## REQUIRED TASK
Your job is to return the lines between the line holding "Emit a web page" and the line holding "ninguno, '#595959', '#B4A2CF');", inclusive, exactly and with no pictures.
[begin PROVIDED ENTRIES]
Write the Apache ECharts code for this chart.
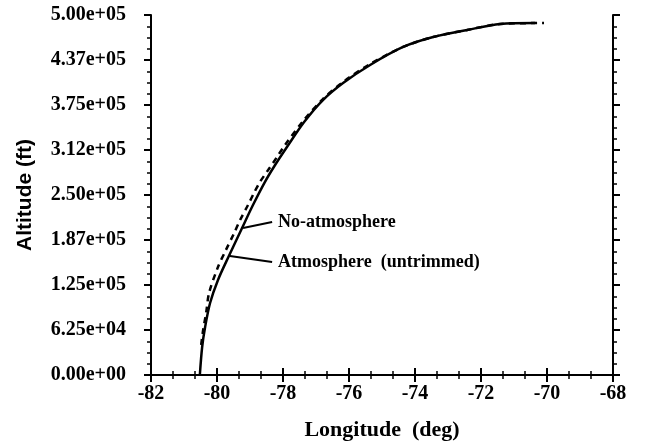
<!DOCTYPE html>
<html><head><meta charset="utf-8">
<script src="https://cdn.jsdelivr.net/npm/echarts@6/dist/echarts.min.js"></script>
<style>html,body{margin:0;padding:0;background:#fff}#c{width:645px;height:447px}</style>
</head><body><div id="c"></div>
<script>
// Altitude vs longitude
const yTickLabels = ['0.00e+00','6.25e+04','1.25e+05','1.87e+05','2.50e+05','3.12e+05','3.75e+05','4.37e+05','5.00e+05'];
const atmLon = [-80.52,-80.45,-80.36,-80.21,-79.97,-79.64,-79.24,-78.91,-78.55,-78.24,-77.88,-77.36,-76.79,-76.18,-75.36,-74.36,-73.45,-72.42,-71.42,-70.36];
const atmAlt = [0,38900,66700,100000,132000,165300,204200,236100,268000,291700,316700,351400,381900,405600,430600,455600,469400,479200,487500,488900];
const noAtmLon = [-80.48,-80.42,-80.33,-80.24,-79.97,-79.73,-79.48,-79.30,-79.06,-78.88,-78.70,-78.45,-78.18,-77.94,-77.39,-76.79,-76.18,-75.36,-74.36,-73.45,-72.42,-71.42,-70.09];
const noAtmAlt = [41700,62500,86100,113900,150000,173600,197200,215300,236100,252800,268000,284700,302800,319400,352800,383300,406900,431900,455600,469400,479200,487500,488900];
const annNames = ['No-atmosphere','Atmosphere  (untrimmed)'];
const annFrom = [[-79.21,204200],[-79.61,165300]];
const annTo = [[-78.33,212500],[-78.33,156900]];

const zip = (a,b)=>a.map((v,i)=>[v,b[i]]);
const serif = 'Liberation Serif';
const axLine = {show:true, lineStyle:{color:'#000', width:2}};
const tick = {show:true, inside:false, length:7, lineStyle:{color:'#000', width:2}};
const minorX = {show:true, splitNumber:3, length:4, lineStyle:{color:'#000', width:1.5}};
const minorY = {show:true, splitNumber:4, length:4, lineStyle:{color:'#000', width:1.5}};

const series = [
  {name:'Atmosphere (untrimmed)', type:'line', data:zip(atmLon,atmAlt), showSymbol:false, smooth:0.3,
   lineStyle:{color:'#000', width:2.5}, z:3},
  {name:'No-atmosphere', type:'line', data:zip(noAtmLon,noAtmAlt), showSymbol:false, smooth:0.3,
   lineStyle:{color:'#000', width:2.5, type:[6,5]}, z:2}
];
annNames.forEach((n,i)=>{
  series.push({name:'ann'+i, type:'line', data:[annFrom[i],annTo[i]], showSymbol:false,
    lineStyle:{color:'#000', width:2}, silent:true,
    endLabel:{show:true, formatter:()=>n, distance:6, color:'#000',
      fontFamily:serif, fontWeight:'bold', fontSize:18}});
});

const chart = echarts.init(document.getElementById('c'));
chart.setOption({
  animation:false,
  grid:{left:151, right:32, top:15, bottom:72},
  xAxis:[
    {type:'value', min:-82, max:-68, interval:2, position:'bottom',
     axisLine:axLine, axisTick:tick, minorTick:minorX, splitLine:{show:false},
     axisLabel:{color:'#000', fontFamily:serif, fontWeight:'bold', fontSize:20, margin:9},
     name:'Longitude  (deg)', nameLocation:'middle', nameGap:44,
     nameTextStyle:{color:'#000', fontFamily:serif, fontWeight:'bold', fontSize:22}},
    {type:'value', min:-82, max:-68, interval:2, position:'top',
     axisLine:axLine, axisTick:tick, minorTick:minorX, splitLine:{show:false},
     axisLabel:{show:false}}
  ],
  yAxis:[
    {type:'value', min:0, max:500000, interval:62500, position:'left',
     axisLine:axLine, axisTick:tick, minorTick:minorY, splitLine:{show:false},
     axisLabel:{color:'#000', fontFamily:serif, fontWeight:'bold', fontSize:20, margin:25,
       formatter:(v)=>yTickLabels[Math.round(v/62500)]},
     name:'Altitude (ft)', nameLocation:'middle', nameGap:115, nameRotate:90,
     nameTextStyle:{color:'#000', fontFamily:'Liberation Sans', fontWeight:'bold', fontSize:21}},
    {type:'value', min:0, max:500000, interval:62500, position:'right',
     axisLine:axLine, axisTick:tick, minorTick:minorY, splitLine:{show:false},
     axisLabel:{show:false}}
  ],
  series:series
});
</script></body></html>
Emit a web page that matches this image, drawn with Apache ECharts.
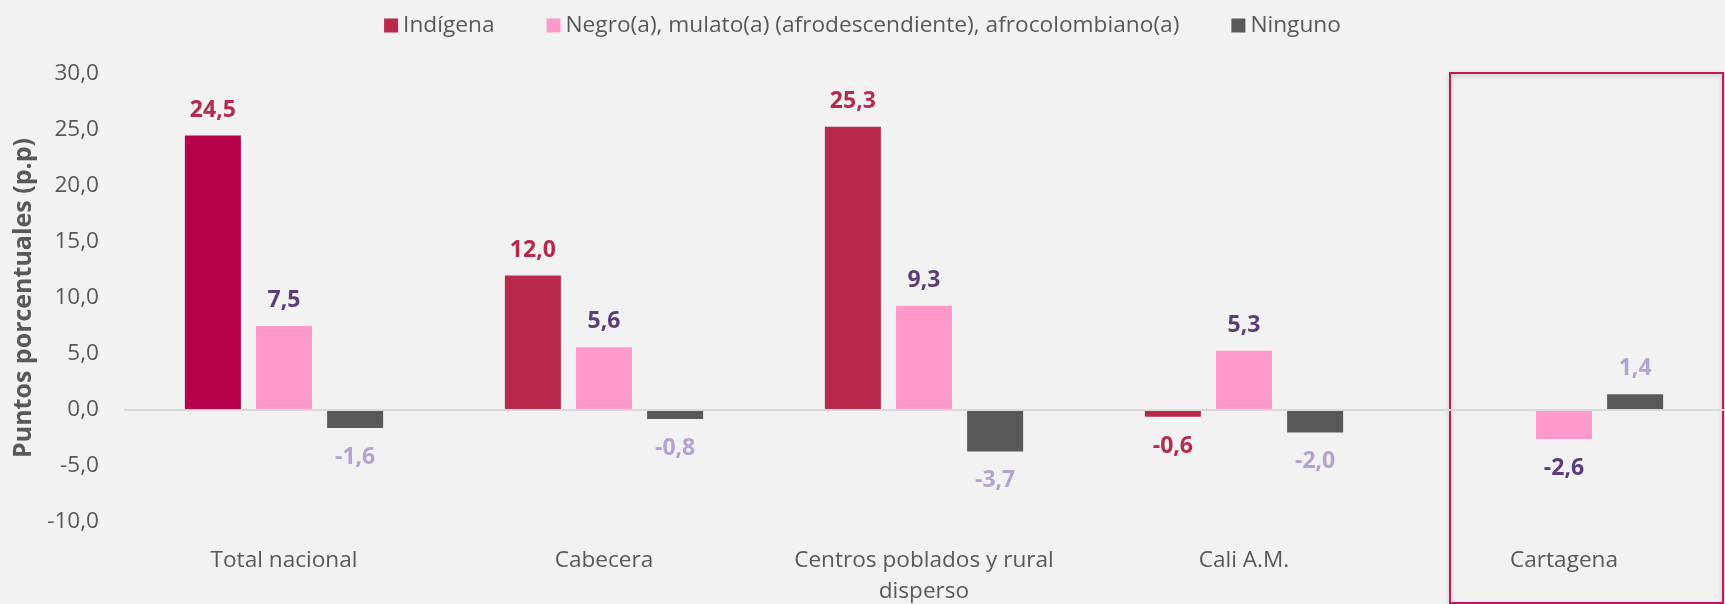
<!DOCTYPE html>
<html>
<head>
<meta charset="utf-8">
<script src="https://cdn.jsdelivr.net/npm/echarts@6/dist/echarts.min.js"></script>
<style>
html,body{margin:0;padding:0;background:#F2F2F2;}
#chart{width:1725px;height:604px;}
</style>
</head>
<body>
<div id="chart"></div>
<script>
const categories = ['Total nacional', 'Cabecera', 'Centros poblados y rural\ndisperso', 'Cali A.M.', 'Cartagena'];
const seriesNames = ['Indígena', 'Negro(a), mulato(a) (afrodescendiente), afrocolombiano(a)', 'Ninguno'];
const indigena = [24.5, 12.0, 25.3, -0.6, null];
const negro = [7.5, 5.6, 9.3, 5.3, -2.6];
const ninguno = [-1.6, -0.8, -3.7, -2.0, 1.4];
const yTicks = { min: -10, max: 30, interval: 5 };

const FONT = 'Open Sans';
const fmt = v => Number(v).toFixed(1).replace('.', ',');

function buildData(values, barColors) {
  return values.map((v, i) => {
    if (v === null) return null;
    const item = { value: v, label: { distance: v >= 0 ? 14 : 18 } };
    if (barColors && barColors[i]) item.itemStyle = { color: barColors[i] };
    return item;
  });
}

function makeSeries(name, values, color, labelColor, barColors) {
  return {
    name: name,
    type: 'bar',
    barWidth: 56,
    barGap: '27%',
    itemStyle: { color: color },
    data: buildData(values, barColors),
    label: {
      show: true,
      position: 'outside',
      formatter: p => fmt(p.value),
      color: labelColor,
      fontFamily: FONT,
      fontWeight: 'bold',
      fontSize: 23
    }
  };
}

const chart = echarts.init(document.getElementById('chart'));
const s1 = makeSeries(seriesNames[0], indigena, '#B8294B', '#B8294B', ['#B8004A']);
s1.markLine = {
  silent: true,
  symbol: 'none',
  label: { show: false },
  lineStyle: { color: '#D9D9D9', width: 2, type: 'solid' },
  data: [{ yAxis: 0 }]
};
const s2 = makeSeries(seriesNames[1], negro, '#FF99CC', '#5B3D7C');
const s3 = makeSeries(seriesNames[2], ninguno, '#595959', '#B4A2CF');

chart.setOption({
  backgroundColor: '#F2F2F2',
  animation: false,
  textStyle: { fontFamily: FONT },
  legend: {
    top: 9,
    left: 'center',
    itemWidth: 14,
    itemHeight: 14,
    itemGap: 52,
    icon: 'rect',
    textStyle: { color: '#595959', fontSize: 22.7, fontFamily: FONT },
    data: seriesNames
  },
  grid: { left: 124, right: 1, top: 74, bottom: 82, containLabel: false, outerBoundsMode: 'none' },
  xAxis: {
    type: 'category',
    data: categories,
    axisLine: { show: false, onZero: false },
    axisTick: { show: false },
    axisLabel: { color: '#595959', fontSize: 22.6, fontFamily: FONT, margin: 23, lineHeight: 31, interval: 0 }
  },
  yAxis: {
    type: 'value',
    min: yTicks.min,
    max: yTicks.max,
    interval: yTicks.interval,
    name: 'Puntos porcentuales (p.p)',
    nameLocation: 'middle',
    nameGap: 87,
    nameTextStyle: { color: '#595959', fontSize: 25, fontWeight: 'bold', fontFamily: FONT },
    axisLine: { show: false },
    axisTick: { show: false },
    splitLine: { show: false },
    axisLabel: { color: '#595959', fontSize: 22.6, fontFamily: FONT, margin: 25, formatter: v => fmt(v) }
  },
  graphic: [{
    type: 'rect',
    silent: true,
    shape: { x: 1450, y: 73, width: 273, height: 530 },
    style: { fill: 'none', stroke: '#C2185B', lineWidth: 2, shadowBlur: 4, shadowColor: 'rgba(0,0,0,0.25)', shadowOffsetY: 2 }
  }],
  series: [s1, s2, s3]
});
</script>
</body>
</html>
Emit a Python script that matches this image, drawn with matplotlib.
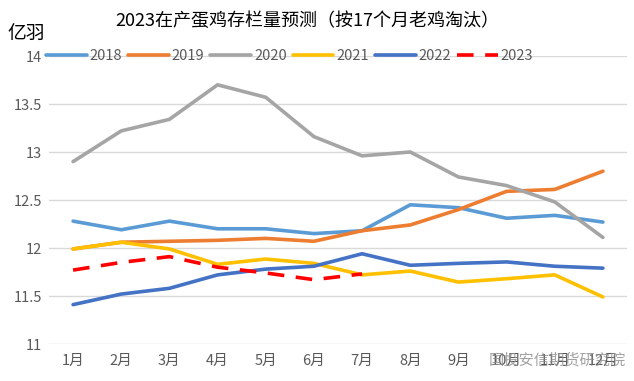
[end PROVIDED ENTRIES]
## REPLY TO THE EXERCISE
Emit a web page that matches this image, drawn with Apache ECharts.
<!DOCTYPE html>
<html>
<head>
<meta charset="utf-8">
<script src="https://cdn.jsdelivr.net/npm/echarts@6/dist/echarts.min.js"></script>
<style>
html,body{margin:0;padding:0;background:#F2F2F2;}
#chart{width:1725px;height:604px;}
</style>
</head>
<body>
<div id="chart"></div>
<script>
const categories = ['Total nacional', 'Cabecera', 'Centros poblados y rural\ndisperso', 'Cali A.M.', 'Cartagena'];
const seriesNames = ['Indígena', 'Negro(a), mulato(a) (afrodescendiente), afrocolombiano(a)', 'Ninguno'];
const indigena = [24.5, 12.0, 25.3, -0.6, null];
const negro = [7.5, 5.6, 9.3, 5.3, -2.6];
const ninguno = [-1.6, -0.8, -3.7, -2.0, 1.4];
const yTicks = { min: -10, max: 30, interval: 5 };

const FONT = 'Open Sans';
const fmt = v => Number(v).toFixed(1).replace('.', ',');

function buildData(values, barColors) {
  return values.map((v, i) => {
    if (v === null) return null;
    const item = { value: v, label: { distance: v >= 0 ? 14 : 18 } };
    if (barColors && barColors[i]) item.itemStyle = { color: barColors[i] };
    return item;
  });
}

function makeSeries(name, values, color, labelColor, barColors) {
  return {
    name: name,
    type: 'bar',
    barWidth: 56,
    barGap: '27%',
    itemStyle: { color: color },
    data: buildData(values, barColors),
    label: {
      show: true,
      position: 'outside',
      formatter: p => fmt(p.value),
      color: labelColor,
      fontFamily: FONT,
      fontWeight: 'bold',
      fontSize: 23
    }
  };
}

const chart = echarts.init(document.getElementById('chart'));
const s1 = makeSeries(seriesNames[0], indigena, '#B8294B', '#B8294B', ['#B8004A']);
s1.markLine = {
  silent: true,
  symbol: 'none',
  label: { show: false },
  lineStyle: { color: '#D9D9D9', width: 2, type: 'solid' },
  data: [{ yAxis: 0 }]
};
const s2 = makeSeries(seriesNames[1], negro, '#FF99CC', '#5B3D7C');
const s3 = makeSeries(seriesNames[2], ninguno, '#595959', '#B4A2CF');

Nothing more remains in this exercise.